GOTR is popular in the Washington area. Caroline Diemar, the executive director for the Northern Virginia region, says there are about 10,000 girls participating in GOTR at 300 locations in the District, Maryland and Virginia.
Diemar makes clear that Girls on the Run “is not a running program.” Instead it is a program for “teaching life skills.” GOTR, according to Diemar, aims to “help build resilient girls.” In other words, girls who are able to bounce back from the problems and obstacles in their lives.
That’s important, because studies show that many girls’ self-confidence begins to dip about age 9. Girls’ physical activity begins to drop about age 10.

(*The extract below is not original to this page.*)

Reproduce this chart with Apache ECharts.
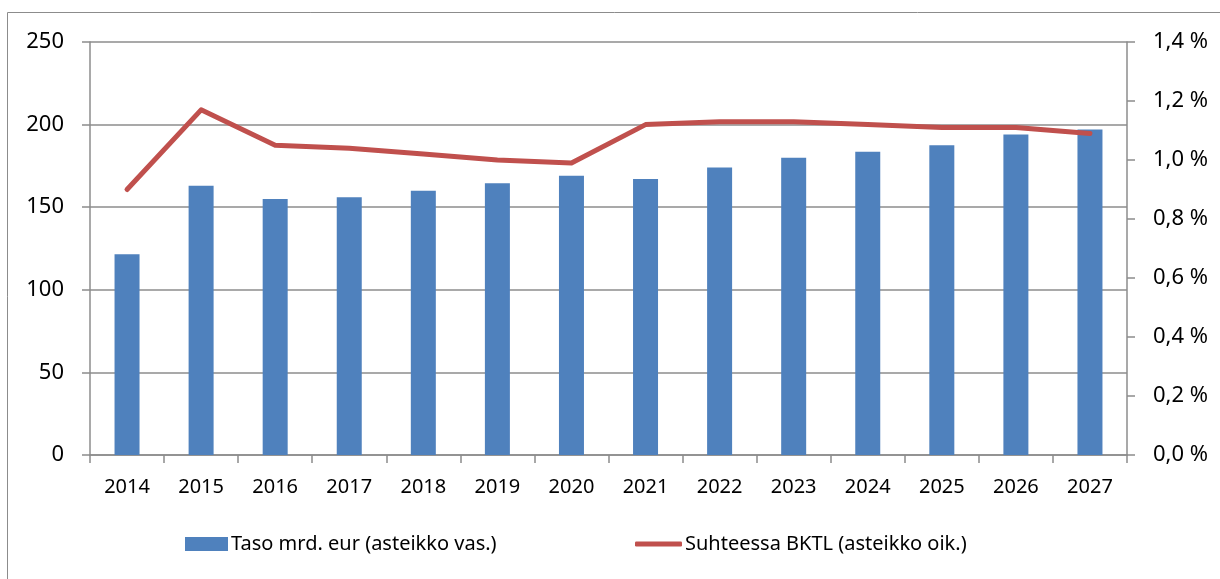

I talked to three girls who have been part of GOTR. Sisters Catherine and Ellie Timmons, ages 11 and 9, attend Chesterbrook Elementary School in McLean, Virginia. Nya Lowery is a 10-year-old fifth-grader at Mosby Woods Elementary School in Fairfax.
All three said they would encourage girls to join GOTR because it is a lot of fun. Catherine said the program has been a “great way to make friends” at school. Nya said the girls get exercise “but also get coaching about being a better person.”
Groups usually meet twice a week for 10 weeks during the fall and spring. The girls don’t just run. They also talk about setting and achieving goals. All the girls participate in a celebratory 5-kilometer run at the end of the season. GOTR holds more than 300 of the races across the country each year.
Rick Olson, Catherine and Ellie’s dad, has noticed that the goal-setting has taken hold with his daughters. “They have set goals and busted the goals,” he said.
Catherine wants to run an eight-minute mile (she is under nine minutes), and Ellie wants to run five miles “nonstop.”
Olson runs with his girls. He says it’s a “great family sport.”
Nya plays basketball and field hockey and swims. She has noticed that the running “helps me become more athletic and build my confidence.”
Nya said she likes that her GOTR group did “a big community activity at the end.” The girls painted rocks with positive messages and placed them throughout the neighborhood. Nya’s rocks said “be kind” and “you rock.”
You rock. You could say that about Girls on the Run.
Correction: An earlier version of this story incorrectly referred to Catherine and Ellie Timmons’s dad Rick Olsen. He is Rick Olson. The story has bee updated.